Lottery Winnings Used To Do Good!

Rachel Lapierre, a former Miss Quebec, set up a charity with her lottery winnings back in 2013.

The Canadian always loved volunteering, and after running her own modelling agency and working as a nurse, she was looking for a way to follow her idol, Mother Theresa, and dedicate her life to charity.

Then fate came knocking when she won a lifetime salary of C$1,000 (£605) a week in the Quebecois lottery “Gagnant à vie”, or “winner for life”.

At first I couldn’t believe it, but I didn’t celebrate or shout it from the rooftop because I had made a promise to the universe and I was determined to keep it.

“I wanted to do something I loved for the rest of my life.

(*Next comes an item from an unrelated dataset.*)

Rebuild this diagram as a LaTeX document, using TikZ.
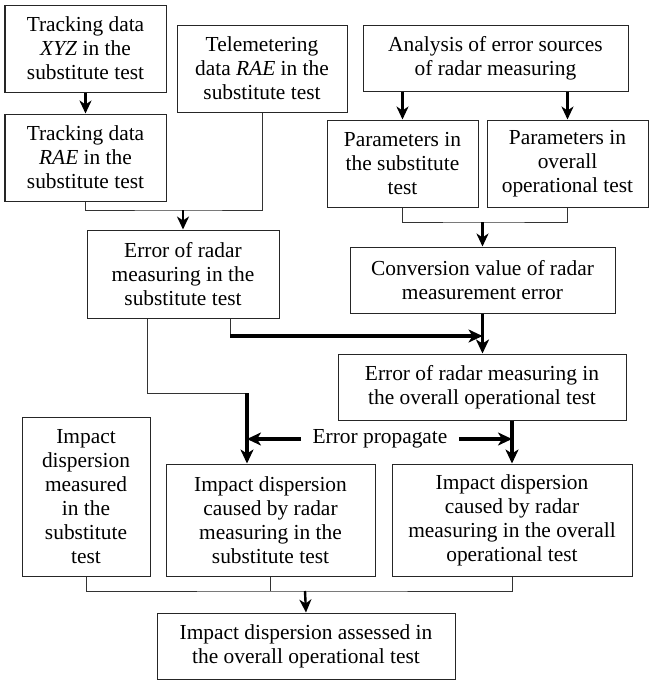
\documentclass[tikz,border=0pt]{standalone}
\usepackage{fontspec}
\setmainfont{Liberation Serif}
\usetikzlibrary{arrows.meta}
\tikzset{
  blk/.style={draw=black!85, line width=0.5pt, align=center, inner sep=0pt,
    font=\fontsize{10.7}{12}\selectfont},
  link/.style={draw=black!80, line width=0.5pt},
  arr/.style={line width=1.2pt, -{Stealth[length=6.5pt,width=6pt,inset=2pt]}},
  bigarr/.style={line width=1.6pt, -{Stealth[length=7pt,width=6.5pt,inset=2pt]}}
}

\begin{document}
\begin{tikzpicture}[x=0.5pt, y=-0.5pt]
	\useasboundingbox (0,0) rectangle (650,682);
	% top row
	\node[blk, minimum width=80.5pt, minimum height=43.5pt] (xyz) at (85.5,48.5) {Tracking data\\\textit{XYZ} in the\\substitute test};
	\node[blk, minimum width=80.5pt, minimum height=43.5pt] (rae) at (85.5,157.5) {Tracking data\\\textit{RAE} in the\\substitute test};
	\node[blk, minimum width=85pt, minimum height=43.5pt] (tele) at (262,68.5) {Telemetering\\data \textit{RAE} in the\\substitute test};
	\node[blk, minimum width=132.5pt, minimum height=33pt] (anal) at (495.5,58) {Analysis of error sources\\of radar measuring};
	\node[blk, minimum width=75.5pt, minimum height=43.5pt] (parsub) at (402.5,163.5) {Parameters in\\the substitute\\test};
	\node[blk, minimum width=80.5pt, minimum height=43.5pt] (parall) at (567.5,163.5) {Parameters in\\overall\\operational test};
	% middle
	\node[blk, minimum width=96pt, minimum height=44pt] (errsub) at (183,274) {Error of radar\\measuring in the\\substitute test};
	\node[blk, minimum width=132.5pt, minimum height=33pt] (conv) at (482.5,280) {Conversion value of radar\\measurement error};
	\node[blk, minimum width=144pt, minimum height=33pt] (errall) at (482,387) {Error of radar measuring in\\the overall operational test};
	% bottom
	\node[blk, minimum width=64pt, minimum height=79.5pt] (impmeas) at (86,496.5) {Impact\\dispersion\\measured\\in the\\substitute\\test};
	\node[blk, minimum width=104.5pt, minimum height=56pt] (impsub) at (270.5,520) {Impact dispersion\\caused by radar\\measuring in the\\substitute test};
	\node[blk, minimum width=120pt, minimum height=56pt] (impall) at (512,520) {Impact dispersion\\caused by radar\\measuring in the overall\\operational test};
	\node[blk, minimum width=149pt, minimum height=33pt] (assess) at (306,646) {Impact dispersion assessed in\\the overall operational test};
	\node[font=\fontsize{10.7}{12}\selectfont, inner xsep=5.5pt] (prop) at (380,439) {Error propagate};

	\coordinate (j1) at (183,210);
	\coordinate (j2) at (482.5,222);
	\coordinate (j3) at (230,336);
	\coordinate (j4) at (147,393);
	\coordinate (j5) at (247,393);
	\coordinate (j6) at (305,591);

	\draw[arr] (xyz.south) -- (rae.north);
	\draw[link] (rae.south) |- (j1) -| (tele.south);
	\draw[arr] (j1) -- (errsub.north);
	\draw[arr] (anal.south -| parsub.north) -- (parsub.north);
	\draw[arr] (anal.south -| parall.north) -- (parall.north);
	\draw[link] (parsub.south) |- (j2) -| (parall.south);
	\draw[arr] (j2) -- (conv.north);
	\draw[bigarr] (conv.south) -- (conv.south |- errall.north);
	\draw[link] (j3 |- errsub.south) -- (j3);
	\draw[bigarr] (j3) -- (j3 -| conv.south);
	\draw[link] (j4 |- errsub.south) |- (j5);
	\draw[bigarr] (j5) -- (j5 |- impsub.north);
	\draw[bigarr] (impall.north |- errall.south) -- (impall.north);
	\draw[bigarr] (prop.west) -- (prop.west -| j5);
	\draw[bigarr] (prop.east) -- (prop.east -| impall.north);
	\draw[link] (impmeas.south) |- (j6) -| (impall.south);
	\draw[link] (impsub.south) -- (impsub.south |- j6);
	\draw[arr] (j6) -- (assess.north);
\end{tikzpicture}
\end{document}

I wanted to help others,” she says.

It took Ms Lapierre only two months to quit her nursing job and launch her own charity, Le Book Humanitaire.

Her non-profit organisation, which is located in Saint-Jerome, about 60km north-west of Montreal, uses social media to connect those in need with people who can help.

On its Facebook page, which has 22,000 followers, those who are struggling can let the community know about their plight.

At the same time, members of the public can advertise services or goods they want to donate.

“Let’s say that you have clothes to give away. We will put you in contact with a family that needs those clothes and will allow you to go give them yourself,” Ms Lapierre explains.

“It’s not only about material things. You might end up driving a cancer patient to a doctor’s appointment.”

Her modelling career inspired her to set up her own modelling school in 1984, to teach young women how to build careers in the industry. It had about 10 staff.

“Running my own business taught me about accounting and how to manage employees,” Ms Lapierre says.

She closed the business in the late 1980s to focus on bringing up her four children but also dedicated herself to voluntary work – making numerous trips with humanitarian organisations to places like India and Haiti.

It was this passion that led her to set up Le Book Humanitaire four years ago.

This year, the charity has made 15,000 “direct actions” in Quebec, ranging from furnishing an apartment for a family of Syrian refugees, to finding a home for a homeless mother who had just given birth.

She has also funded the organisation – which has 10 full-time volunteers and its own board – entirely by herself, investing $70,000 to date.

“This weekly C$1,000 I get from the lottery allows me to not go to work anymore and finance my organisation,” she says.

“I pay for things such as our office rent and other administrative costs.”

There are limits to Ms Lapierre’s budget, though. After she was interviewed by a popular Quebecois television station earlier this year, Le Book Humanitaire saw a huge increase in its Facebook followers, from around 4,000 to more than 20,000.

It led to an influx of requests for help, as well as donations, and the charity has struggled to keep up.